Type Fixing

If this were true, than typescript wouldn't exist, because it offers no speed increases at all once it compiles. What people want from types is "code stability".

Your primary argument for this added syntax seems to be that you want to provide users with the ability to micro-optimize their code a little bit more - it seems to have nothing to do with usability. Is this correct?

This sounds like a hard thing to sell, as such a performance feature would be useless in most code, simply because the micro performance gain would be shadowed by other, more non-performant coding choices. I've written before over here about tons of different ways people can micro-optimize code today.
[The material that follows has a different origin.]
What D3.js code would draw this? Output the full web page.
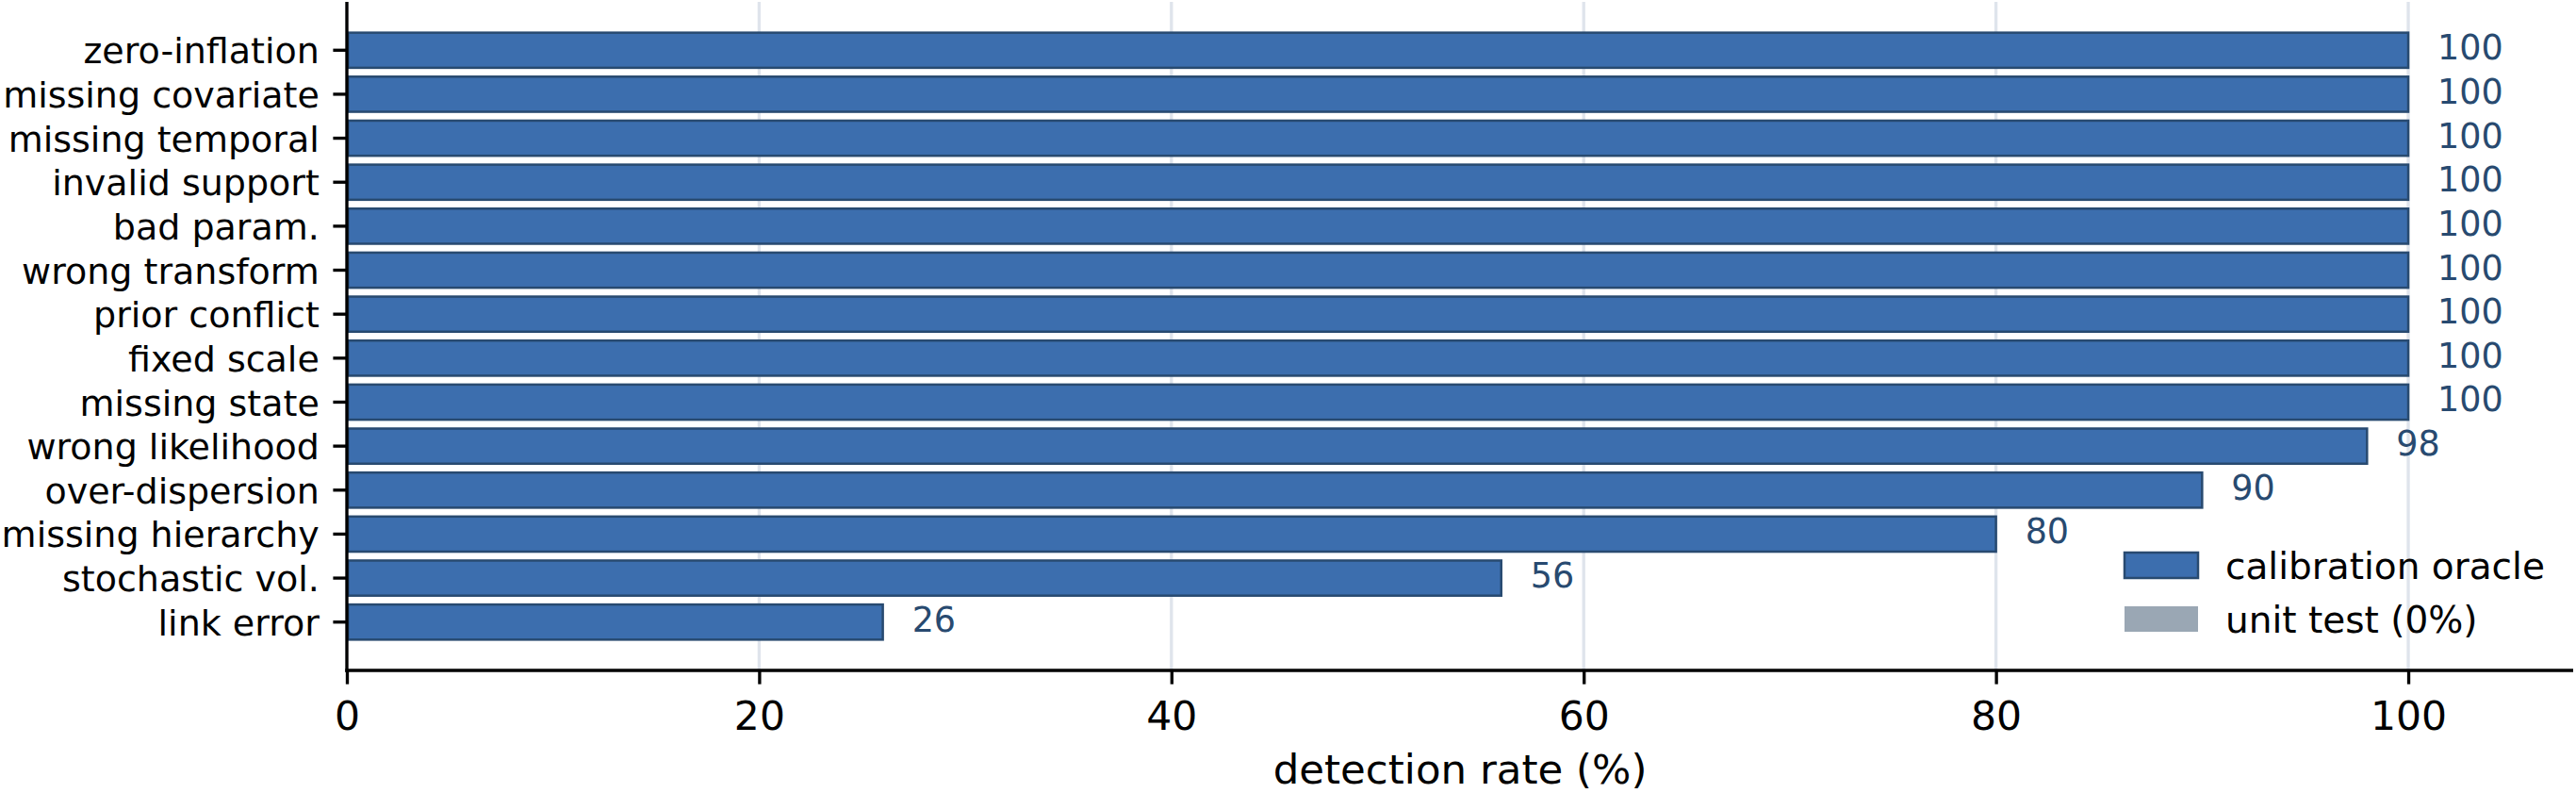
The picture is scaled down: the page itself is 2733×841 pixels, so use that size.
<!DOCTYPE html>
<html>
<head>
<meta charset="utf-8">
<script src="https://cdn.jsdelivr.net/npm/d3@7"></script>
<style>
  html, body { margin: 0; padding: 0; background: #ffffff; }
  svg { display: block; }
  text { font-family: "DejaVu Sans", sans-serif; }
</style>
</head>
<body>
<script>
// ---- data ----
const categories = [
  "zero-inflation", "missing covariate", "missing temporal", "invalid support",
  "bad param.", "wrong transform", "prior conflict", "fixed scale",
  "missing state", "wrong likelihood", "over-dispersion", "missing hierarchy",
  "stochastic vol.", "link error"
];
const calibrationOracle = [100, 100, 100, 100, 100, 100, 100, 100, 100, 98, 90, 80, 56, 26];
const unitTest = [0, 0, 0, 0, 0, 0, 0, 0, 0, 0, 0, 0, 0, 0];
const xTicks = [0, 20, 40, 60, 80, 100];
const xDomain = [0, 108];
const seriesNames = ["calibration oracle", "unit test (0%)"];
const xLabel = "detection rate (%)";

// ---- layout ----
const W = 2733, H = 841;
const plot = { left: 368, right: 2730, top: 2, bottom: 711 };
const barFill = "#3c6eae", barEdge = "#284a70", unitFill = "#9aa7b4";
const labelColor = "#284a70", gridColor = "#dfe4ec";
const lw = 3.33;

const svg = d3.select("body").append("svg")
  .attr("width", W).attr("height", H);

const x = d3.scaleLinear().domain(xDomain).range([plot.left, plot.right]);
const y = d3.scaleBand().domain(categories)
  .range([plot.top, plot.bottom])
  .paddingInner(0.15).paddingOuter(0.674);

// grid
svg.append("g").selectAll("line").data(xTicks).join("line")
  .attr("x1", d => x(d)).attr("x2", d => x(d))
  .attr("y1", plot.top).attr("y2", plot.bottom)
  .attr("stroke", gridColor).attr("stroke-width", lw);

// unit test bars (0-width)
svg.append("g").selectAll("rect").data(categories).join("rect")
  .attr("x", x(0)).attr("y", d => y(d))
  .attr("width", (d, i) => x(unitTest[i]) - x(0))
  .attr("height", y.bandwidth())
  .attr("fill", unitFill);

// calibration bars
svg.append("g").selectAll("rect").data(categories).join("rect")
  .attr("x", x(0) + 1.2).attr("y", d => y(d) + 1.2)
  .attr("width", (d, i) => x(calibrationOracle[i]) - x(0) - 1.2)
  .attr("height", y.bandwidth() - 2.4)
  .attr("fill", barFill).attr("stroke", barEdge).attr("stroke-width", 2.5);

// value labels
svg.append("g").selectAll("text").data(categories).join("text")
  .attr("x", (d, i) => x(calibrationOracle[i]) + 31)
  .attr("y", d => y(d) + y.bandwidth() / 2 + 10)
  .attr("font-size", 36.5).attr("fill", labelColor)
  .text((d, i) => d3.format("d")(calibrationOracle[i]));

// x axis
const xAxis = svg.append("g")
  .attr("transform", `translate(0,${plot.bottom})`)
  .call(d3.axisBottom(x).tickValues(xTicks).tickFormat(d3.format("d"))
    .tickSize(14.6).tickPadding(14.6).tickSizeOuter(0));
xAxis.select(".domain").attr("stroke", "#000").attr("stroke-width", lw)
  .attr("d", `M${plot.left - lw/2},0H${plot.right}`);
xAxis.selectAll(".tick line").attr("stroke", "#000").attr("stroke-width", lw);
xAxis.selectAll(".tick text").attr("font-size", 42.5).attr("fill", "#000")
  .attr("font-family", "DejaVu Sans").attr("dy", null).attr("y", 63);

// y axis
const yAxis = svg.append("g")
  .attr("transform", `translate(${plot.left},0)`)
  .call(d3.axisLeft(y).tickSize(14.6).tickPadding(14.6).tickSizeOuter(0));
yAxis.select(".domain").attr("stroke", "#000").attr("stroke-width", lw)
  .attr("d", `M0,${plot.top}V${plot.bottom + lw/2}`);
yAxis.selectAll(".tick line").attr("stroke", "#000").attr("stroke-width", lw);
yAxis.selectAll(".tick text").attr("font-size", 38).attr("fill", "#000")
  .attr("font-family", "DejaVu Sans").attr("dy", "0.37em");

// x label
svg.append("text")
  .attr("x", (plot.left + plot.right) / 2).attr("y", 831)
  .attr("text-anchor", "middle").attr("font-size", 43.5).attr("fill", "#000")
  .text(xLabel);

// legend
const legend = svg.append("g").attr("transform", "translate(2253,585)");
const legendColors = [barFill, unitFill];
const legendEdges = [barEdge, "none"];
seriesNames.forEach((name, i) => {
  const g = legend.append("g").attr("transform", `translate(0,${i * 57})`);
  g.append("rect").attr("x", 1).attr("y", 1).attr("width", 78).attr("height", 27)
    .attr("fill", legendColors[i]).attr("stroke", legendEdges[i]).attr("stroke-width", 2.5);
  g.append("text").attr("x", 108).attr("y", 29)
    .attr("font-size", 39).attr("fill", "#000").text(name);
});
</script>
</body>
</html>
A feature such as this "fixed" keyword should not be used, unless the user is also doing all sorts of other, unreadable tricks to micro-optimize their code, and such micro-optimization should only happen in small sections of code that actually need the performance gains (trying to squeeze every last nano-second out of your program will just cause you to write buggy code).

And, if you're actually writing code that needs to be extremely efficient, then it might be better to encourage developers to choose a language like Rust for the performance-critical portions (and compile it to web-assembly), rather than providing little micro-optimization syntaxes such as "fixed".

If your argument for "fixed" was about usability/readability instead, then that's a whole different story. But, as you mentioned, we already have "const" which arguably does a better job on the usability side of things.